"Our first line of defense" and "The Devil's playthings"

Published October 19, 2001 5:58PM (EDT)

Read "Our First Line of Defense," an interview with Laurie Garrett.

Ms. Garrett says that Cipro shouldn't be used in treating anthrax, that physicians ought to prescribe penicillin instead. However, everything I've read claims that Cipro is the only treatment for pulmonary anthrax that is authorized by the FDA. So, if the working theory is that all of these exposed individuals may have inhaled anthrax spores, and if we have a 90 percent fatality rate if antibiotics aren't given before symptoms show, and if the FDA says Cipro is the antibiotic to use ... well, it seems disingenuous and perhaps even incredibly ridiculous to recommend these people take penicillin. Which of us is going to gamble with our lives thusly, if we know we've been exposed?

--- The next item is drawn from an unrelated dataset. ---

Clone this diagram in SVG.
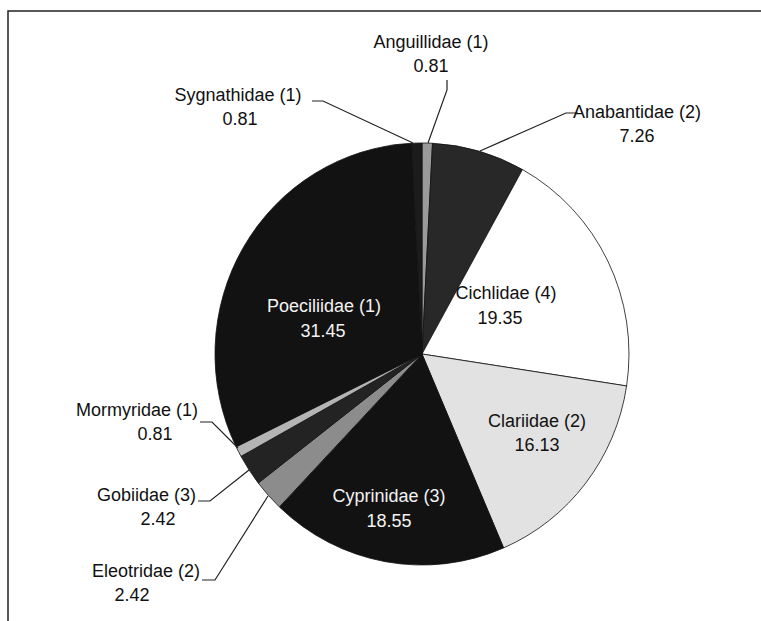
<svg xmlns="http://www.w3.org/2000/svg" width="761" height="621" viewBox="0 0 761 621">
<style>
.lbl{font-family:"Liberation Sans",Arial,sans-serif;font-size:18px;fill:#111;text-anchor:middle}
.end{text-anchor:end}
.inv{fill:#f2f2f2}
.sl{stroke:#111;stroke-width:0.8}
.ld{fill:none;stroke:#222;stroke-width:1.2}
</style>
<rect width="761" height="621" fill="#fff"/>
<path d="M8 621 V11 H761" fill="none" stroke="#222" stroke-width="1.5"/>
<g id="slices">
<g id="anguillidae"><path class="sl" d="M422 354 L422 143 A207 211 0 0 1 432.53 143.27 Z" fill="#9a9a9a"/></g>
<g id="anabantidae"><path class="sl" d="M422 354 L432.53 143.27 A207 211 0 0 1 522.51 169.54 Z" fill="#282828"/></g>
<g id="cichlidae"><path class="sl" d="M422 354 L522.51 169.54 A207 211 0 0 1 626.61 385.96 Z" fill="#ffffff"/></g>
<g id="clariidae"><path class="sl" d="M422 354 L626.61 385.96 A207 211 0 0 1 503.61 547.91 Z" fill="#e2e2e2"/></g>
<g id="cyprinidae"><path class="sl" d="M422 354 L503.61 547.91 A207 211 0 0 1 279.37 506.92 Z" fill="#121212"/></g>
<g id="eleotridae"><path class="sl" d="M422 354 L279.37 506.92 A207 211 0 0 1 258.24 483.07 Z" fill="#8c8c8c"/></g>
<g id="gobiidae"><path class="sl" d="M422 354 L258.24 483.07 A207 211 0 0 1 240.99 456.37 Z" fill="#232323"/></g>
<g id="mormyridae"><path class="sl" d="M422 354 L240.99 456.37 A207 211 0 0 1 236.11 446.83 Z" fill="#b4b4b4"/></g>
<g id="poeciliidae"><path class="sl" d="M422 354 L236.11 446.83 A207 211 0 0 1 411.6 143.27 Z" fill="#121212"/></g>
<g id="sygnathidae"><path class="sl" d="M422 354 L411.6 143.27 A207 211 0 0 1 422 143 Z" fill="#1c1c1c"/></g>
</g>
<g id="connectors">
<path class="ld" d="M312 101 H323 L413 143"/>
<path class="ld" d="M447 80 V90 L428 143"/>
<path class="ld" d="M578 113 H566 L480 151"/>
<path class="ld" d="M200 422 H212 L238 448"/>
<path class="ld" d="M198 501 H210 L249 470"/>
<path class="ld" d="M202 580 H215 L268 496"/>
</g>
<g id="labels">
<g id="lbl-anguillidae"><text class="lbl" x="431" y="48">Anguillidae (1)</text><text class="lbl" x="431" y="72">0.81</text></g>
<g id="lbl-sygnathidae"><text class="lbl" x="238" y="101">Sygnathidae (1)</text><text class="lbl" x="240" y="125">0.81</text></g>
<g id="lbl-anabantidae"><text class="lbl" x="637" y="118">Anabantidae (2)</text><text class="lbl" x="637" y="142">7.26</text></g>
<g id="lbl-cichlidae"><text class="lbl" x="506" y="299">Cichlidae (4)</text><text class="lbl" x="500" y="324">19.35</text></g>
<g id="lbl-poeciliidae"><text class="lbl inv" x="324" y="312">Poeciliidae (1)</text><text class="lbl inv" x="323" y="337">31.45</text></g>
<g id="lbl-clariidae"><text class="lbl" x="537" y="427">Clariidae (2)</text><text class="lbl" x="537" y="451">16.13</text></g>
<g id="lbl-cyprinidae"><text class="lbl inv" x="389" y="502">Cyprinidae (3)</text><text class="lbl inv" x="389" y="527">18.55</text></g>
<g id="lbl-mormyridae"><text class="lbl end" x="198" y="416">Mormyridae (1)</text><text class="lbl" x="155" y="440">0.81</text></g>
<g id="lbl-gobiidae"><text class="lbl end" x="196" y="501">Gobiidae (3)</text><text class="lbl" x="158" y="525">2.42</text></g>
<g id="lbl-eleotridae"><text class="lbl end" x="200" y="577">Eleotridae (2)</text><text class="lbl" x="132" y="601">2.42</text></g>
</g>
</svg>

If indeed penicillin or other antibiotics are effective against pulmonary anthrax, then why hasn't the FDA approved them as a treatment? It seems like that would be a necessary first step before making the recommendations Ms. Garrett has.

-- Jason Preiser

Laurie Garrett makes many good points in her discussion of anthrax and bioterrorism. However, as a physician I would disagree with her recommendation to not use Cipro as firstline therapy against anthrax. Standard medical practice is to assume resistance to standard antibiotics initially, treat with a broad spectrum drug only until the bacterial identification is complete. If the bug is sensitive to a simpler, less expensive drug, switch to that. The risk of using something like penicillin first is that if the bug is resistant, the person may die before you have identified your mistake. Certainly Cipro use should be minimized overall to prevent antibiotic resistance in large populations.

-- Eric Geller, M.D.

Read "The Devil's Playthings," an interview with Michael Cuneo.

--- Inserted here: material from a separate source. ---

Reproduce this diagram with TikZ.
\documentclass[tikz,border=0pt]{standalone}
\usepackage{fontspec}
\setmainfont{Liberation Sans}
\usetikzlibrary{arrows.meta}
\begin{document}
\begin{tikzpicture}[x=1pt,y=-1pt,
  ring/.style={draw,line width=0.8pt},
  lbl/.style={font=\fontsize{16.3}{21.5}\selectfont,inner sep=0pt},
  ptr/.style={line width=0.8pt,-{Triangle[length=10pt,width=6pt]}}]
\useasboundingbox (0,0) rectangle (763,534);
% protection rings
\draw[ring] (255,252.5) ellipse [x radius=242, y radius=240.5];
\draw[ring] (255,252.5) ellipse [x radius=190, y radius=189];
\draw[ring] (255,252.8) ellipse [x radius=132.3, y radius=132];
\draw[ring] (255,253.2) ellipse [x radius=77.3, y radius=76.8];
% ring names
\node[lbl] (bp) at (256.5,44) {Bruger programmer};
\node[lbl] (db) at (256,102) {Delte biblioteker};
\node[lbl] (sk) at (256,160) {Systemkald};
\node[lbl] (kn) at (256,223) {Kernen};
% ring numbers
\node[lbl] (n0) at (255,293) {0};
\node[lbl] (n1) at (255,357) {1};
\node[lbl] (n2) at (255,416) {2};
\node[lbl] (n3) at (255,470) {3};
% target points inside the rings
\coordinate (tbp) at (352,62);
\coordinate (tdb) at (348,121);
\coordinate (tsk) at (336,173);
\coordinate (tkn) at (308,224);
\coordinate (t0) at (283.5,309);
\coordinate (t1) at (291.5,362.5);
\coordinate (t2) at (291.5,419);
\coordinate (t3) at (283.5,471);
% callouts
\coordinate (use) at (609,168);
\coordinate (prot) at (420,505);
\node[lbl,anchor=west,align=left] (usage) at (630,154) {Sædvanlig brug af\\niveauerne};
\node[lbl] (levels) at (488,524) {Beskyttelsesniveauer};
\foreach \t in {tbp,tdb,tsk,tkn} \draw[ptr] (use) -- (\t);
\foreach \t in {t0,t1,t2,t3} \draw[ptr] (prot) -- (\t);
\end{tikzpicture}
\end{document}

I am troubled that Cuneo's avowed skepticism may devalue the forces at work in the rituals he observes. He may have too much the instinct of the debunker, when we may need another skill set to fully evaluate what is going on here.

Cuneo is a privileged witness to a fascinating conjunction of theatre, ritual, myth and modernity, and I can't escape the impression there is something about his investigation that smacks of psychic slumming.

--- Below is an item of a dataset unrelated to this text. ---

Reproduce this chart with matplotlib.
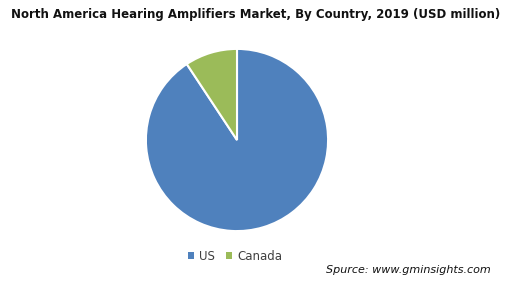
import matplotlib.pyplot as plt
from matplotlib.patches import Patch

countries = ["US", "Canada"]
shares = [90.7, 9.3]
colors = ["#4F81BD", "#9BBB59"]

fig = plt.figure(figsize=(5.11, 2.92), dpi=100)
fig.text(0.5, 0.952, "North America Hearing Amplifiers Market, By Country, 2019 (USD million)",
         ha="center", va="center", fontsize=8.5, fontweight="bold", color="#111111")

ax = fig.add_axes([145 / 511, 60 / 292, 184 / 511, 184 / 292])
ax.pie(shares, colors=colors, startangle=90, counterclock=False,
       wedgeprops=dict(edgecolor="white", linewidth=1.5))
ax.set_xlim(-1.01, 1.01)
ax.set_ylim(-1.01, 1.01)
ax.set_aspect("equal")

handles = [Patch(facecolor=c, edgecolor="none") for c in colors]
fig.legend(handles, countries, loc="center", bbox_to_anchor=(0.46, 0.122), ncol=2,
           frameon=False, fontsize=8.5, handlelength=0.5, handleheight=0.5,
           handletextpad=0.4, columnspacing=1.0, labelcolor="#404040")

fig.text(0.96, 0.075, "Spurce: www.gminsights.com", ha="right", va="center",
         fontsize=8, style="italic", color="#111111")

fig.savefig("out.png", dpi=100)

Of COURSE everything that Cuneo saw could be explained scientifically, and could "be accounted for in rational, secular terms." But shouldn't we be disappointed if that were the most interesting lesson with which we walked away from this profound kind of event?

Post-Carl Jung, can we not see the value of a communal experience and ritual which eliminates, or at least addresses, an invisible invader? When irony or intellectual distance is no escape from the demands of your soul, will you have a group to applaud, chant your name, remind you why you are doing what you are doing, help to purge the demon that haunts you?